A massive apartment complex, measuring the length of a city block, was approved unanimously by the Newark zoning board last week. The proposed five-story building at 514 Mulberry Street will bring 367 units and ground-floor retail to a largely industrial neighborhood in the south end of the Ironbound. The proposed amenities include rooftop access, a pool, and Zoom rooms.
The developer requested multiple variances — for the width of the driveway leading into the five-story, 367-space parking garage; facade transparency; a use variance; and for the front-yard setback. The setback is to accommodate “brownstone, stoop-style entries” along Astor and Murray streets, according to Stuart Johnson, principal at Minno & Wasko.
“It really adds a human scale to the architecture,” Johnson said. “It helps provide a pedestrian-friendly streetscape experience versus the existing condition that’s out there today, where the sidewalk experience is sort of disjointed with numerous curb cuts.”
The Ironbound is one of Newark’s most sought-after districts.

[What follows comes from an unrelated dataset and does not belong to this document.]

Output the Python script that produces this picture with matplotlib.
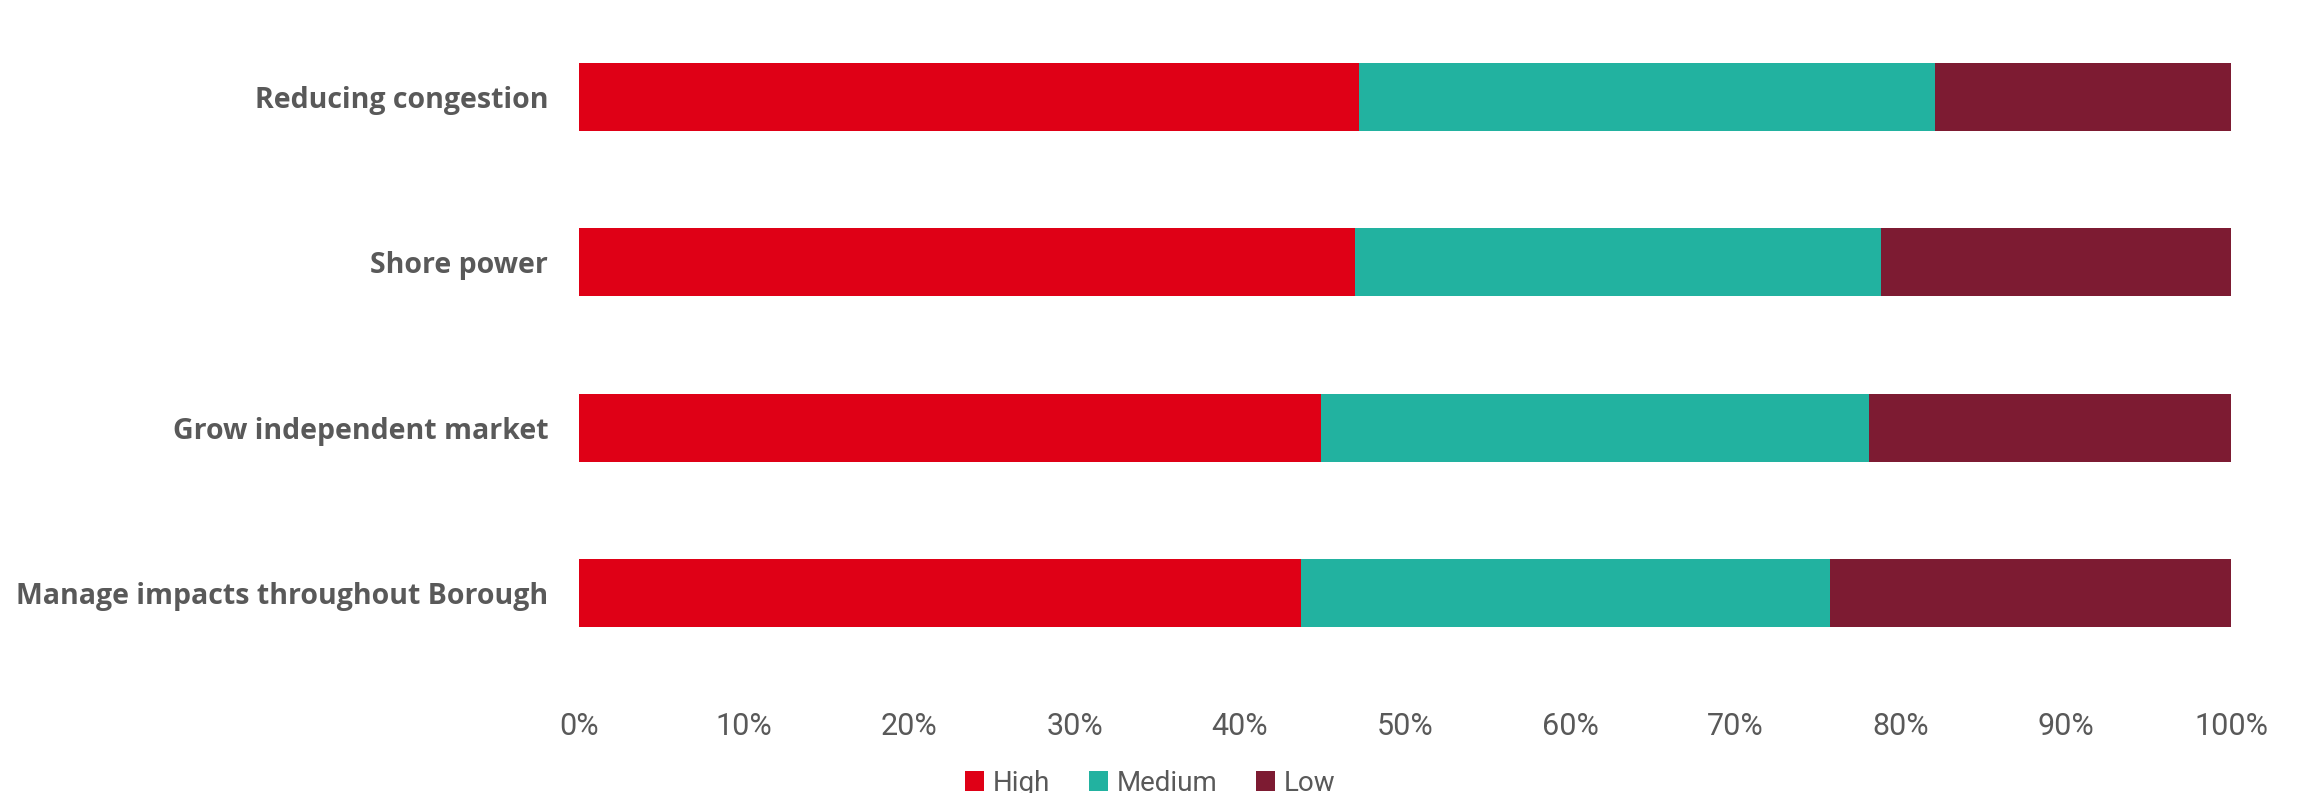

But the lack of parking remains a major point of contention in a neighborhood where car owners are often forced to park on the sidewalk. Residents criticized the plan for placing the parking garage entrance on Astor Street where locals living in historic row houses rely on street parking. “You’re eliminating parking on Astor Street by having the main entrance of the garage there, instead of doing it through the other side where there are warehouses,” Christina Mendez, an Ironbound resident, said.
However, the architect argued that by decreasing the existing number of curb cuts on Murray Street, the project would bring more parking. The proposed configuration allows easier access to amenities and the building’s entrance from the garage for the building’s tenants. “This created a safer and better design for the apartment building,” Johnson said.
The applicant’s hired planner said that other less desirable proposals could go on this location and Minno & Wasko’s building was a “showpiece” that promoted “good integration with the surrounding neighborhood,” John McDonough, principal of his namesake firm, said. “I know there is concern about traffic and truck traffic,” McDonough said. “Light manufacturing could go here. You could see big box retail such as a Costco or large-scale supermarket here.”